Title: Midnight Blue-Light Special
Author: Seanan McGuire
Year Published: 2013
The sequel to Discount Armageddon, Midnight Blue-Light Special follows Verity Price as she approaches the end of her time in New York, and the deadline for her decisions about which life she’s going to choose – her dancing career, or the family business. Unfortunately, that’s not the only thing going wrong for her. Her maybe-boyfriend shows up with news: the Covenant is head to New York to “evaluate” him and to “purge” New York of anything non-human.
Not exactly something Verity will stand for. Now not only is it a choice between worlds, it’s a fight for her life and the lives of all those she protects. To make matters worse, one of the Covenant members is a distant cousin, who might be a better match for Verity than anybody else the Covenant could throw her way.
To be honest, I never bought that Verity was going to walk away from the family business. Even though she loved dancing, it never felt as important to her as she thought it was – some of that might have been because the focus of the books is on the cryptid communities and their problems, so we get very little focus on the dancing, but even when we have Verity and dancing, it seems more like we’re told how much she loves it, rather than having it be shown to us in the text. So when she realizes (about mid-way through, give or take) that she’s obviously going to chose her family’s career for her, it didn’t feel like the sudden realization I think the author was going for.
And in a similar vein, I also never bought that Dominic was going to return to his pre-Verity teachings and betray her and her family. Not just because he was in love with her (although that was part of his reasoning), but because his world-view had shifted and there was no way it was shifting back.

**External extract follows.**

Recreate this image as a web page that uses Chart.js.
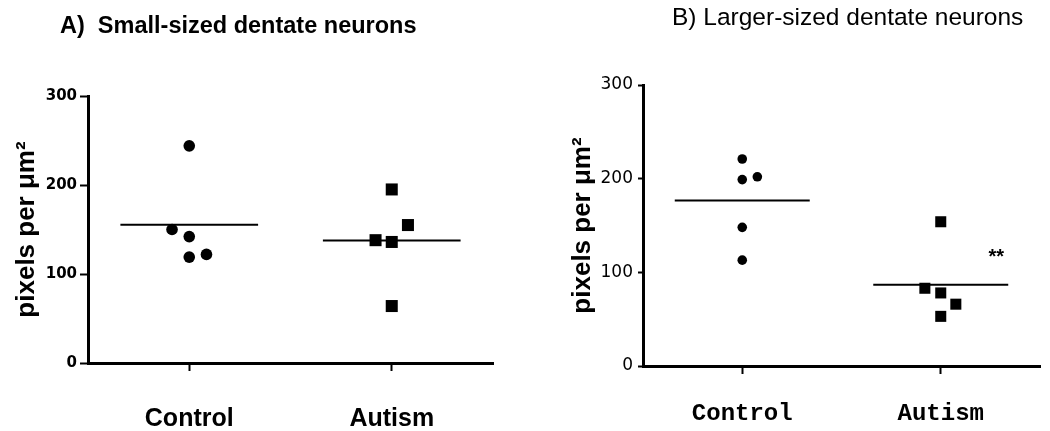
<!DOCTYPE html>
<html>
<head>
<meta charset="utf-8">
<script src="https://cdn.jsdelivr.net/npm/chart.js@4.4.1/dist/chart.umd.min.js"></script>
<style>
  body { margin: 0; background: #fff; }
  .panel { position: absolute; top: 0; width: 525px; height: 431px; }
  #panelA { left: 0; }
  #panelB { left: 525px; }
</style>
</head>
<body>
<div class="panel" id="panelA"><canvas id="chartA"></canvas></div>
<div class="panel" id="panelB"><canvas id="chartB"></canvas></div>
<script>
// ===== Dados =====
const groups = ['Control', 'Autism'];
const yTicks = [0, 100, 200, 300];

// A) small-sized neurons
const smallControl = [244, 150, 142, 119, 122];
const smallControlJitter = [0, -0.085, 0, 0, 0.085];
const smallAutism = [195, 155, 138, 136, 64];
const smallAutismJitter = [0, 0.08, -0.08, 0, 0];

// B) larger-sized neurons
const largeControl = [221, 199, 202, 148, 113];
const largeControlJitter = [0, 0, 0.076, 0, 0];
const largeAutism = [154, 83, 78, 66, 53];
const largeAutismJitter = [0, -0.08, 0, 0.076, 0];

// ===== Texto extra (títulos, asteriscos) =====
const panelText = {
  id: 'panelText',
  afterDraw(chart, args, opts) {
    const ctx = chart.ctx;
    ctx.save();
    ctx.fillStyle = '#000';
    ctx.textBaseline = 'middle';
    (opts.items || []).forEach(item => {
      ctx.font = item.font;
      ctx.textAlign = item.align || 'left';
      let x = item.x, y = item.y;
      if (item.dataX !== undefined) {
        x = chart.scales.x.getPixelForValue(item.dataX);
        y = chart.scales.y.getPixelForValue(item.dataY);
      }
      ctx.fillText(item.text, x, y);
    });
    ctx.restore();
  }
};

function points(values, jitter, center) {
  return values.map((v, i) => ({ x: center + jitter[i], y: v }));
}

function meanLine(values, center) {
  const m = values.reduce((a, b) => a + b, 0) / values.length;
  return [{ x: center - 0.34, y: m }, { x: center + 0.34, y: m }];
}

function makeChart(id, p) {
  return new Chart(document.getElementById(id).getContext('2d'), {
    type: 'scatter',
    data: {
      datasets: [
        { data: points(p.control, p.controlJitter, 0), pointStyle: 'circle', pointRadius: p.circleR,
          backgroundColor: '#000', borderWidth: 0 },
        { data: points(p.autism, p.autismJitter, 1), pointStyle: 'rect', pointRadius: p.squareR,
          backgroundColor: '#000', borderWidth: 0 },
        { type: 'line', data: meanLine(p.control, 0), borderColor: '#000', borderWidth: 2, pointRadius: 0 },
        { type: 'line', data: meanLine(p.autism, 1), borderColor: '#000', borderWidth: 2, pointRadius: 0 }
      ]
    },
    options: {
      responsive: true,
      maintainAspectRatio: false,
      animation: false,
      layout: { padding: p.padding },
      plugins: {
        legend: { display: false },
        tooltip: { enabled: false },
        panelText: { items: p.texts }
      },
      scales: {
        x: {
          type: 'linear', min: -0.5, max: 1.5,
          afterBuildTicks: s => { s.ticks = groups.map((g, i) => ({ value: i })); },
          afterFit: s => { s.height = p.xHeight; },
          ticks: { callback: v => groups[v], font: p.xFont, color: '#000', padding: p.xPad, maxRotation: 0 },
          grid: { drawOnChartArea: false, tickLength: 8, tickColor: '#000', tickWidth: 2 },
          border: { color: '#000', width: 3 }
        },
        y: {
          min: 0, max: 300,
          afterBuildTicks: s => { s.ticks = yTicks.map(v => ({ value: v })); },
          afterFit: s => { s.width = p.yWidth; },
          ticks: { font: p.yFont, color: '#000', padding: p.yPad },
          grid: { drawOnChartArea: false, tickLength: p.yTick, tickColor: '#000', tickWidth: 2 },
          border: { color: '#000', width: 3 },
          title: { display: true, text: 'pixels per μm²', color: '#000', padding: 0,
                   font: { family: 'Liberation Sans', weight: 'bold', size: 26 } }
        }
      }
    },
    plugins: [panelText]
  });
}

makeChart('chartA', {
  control: smallControl, controlJitter: smallControlJitter,
  autism: smallAutism, autismJitter: smallAutismJitter,
  circleR: 5.8, squareR: 8.5,
  padding: { left: 11, top: 96, right: 32, bottom: 0 },
  xHeight: 68, xPad: 33, yWidth: 77, yPad: 3, yTick: 8,
  xFont: { family: 'Liberation Sans', weight: 'bold', size: 25 },
  yFont: { family: 'DejaVu Sans', weight: 'bold', size: 15 },
  texts: [
    { text: 'A)  Small-sized dentate neurons', x: 60, y: 27, font: 'bold 23.5px "Liberation Sans"' }
  ]
});

makeChart('chartB', {
  control: largeControl, controlJitter: largeControlJitter,
  autism: largeAutism, autismJitter: largeAutismJitter,
  circleR: 4.8, squareR: 7.8,
  padding: { left: 42, top: 85, right: 10, bottom: 0 },
  xHeight: 65, xPad: 26, yWidth: 76, yPad: 5, yTick: 5,
  xFont: { family: 'Liberation Mono', weight: 'bold', size: 24 },
  yFont: { family: 'DejaVu Sans', size: 17 },
  texts: [
    { text: 'B) Larger-sized dentate neurons', x: 147, y: 18, font: '24.5px "Liberation Sans"' },
    { text: '**', dataX: 1.28, dataY: 116, align: 'center', font: 'bold 20px "Liberation Sans"' }
  ]
});
</script>
</body>
</html>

Interestingly, although the book is written in first-person, there is a portion written in Verity’s cousin Sarah’s POV – still first-person. It’s necessary for the way the book is told – Verity is captured and knocked unconscious, so for there to be tension for the reader as well as the other characters, we can’t know what is going on with her at first – but I wonder if it could have been told in a way that didn’t necessitate a change in POV. The two girls do have distinct voices and very different world-views, but I pretty much prefer my head-hopping to happen in third-person.
Despite some minor issues I have, the climax of the book makes up for a lot. Verity is tortured and the after-affects of that torture are not just pushed away when she tries to escape. (And the whole escape scene takes place while she is stark-naked, which is also not a thing that really happens.)
All in all, I didn’t think this was the strongest book, but the high points were very fun. 3/5 stars.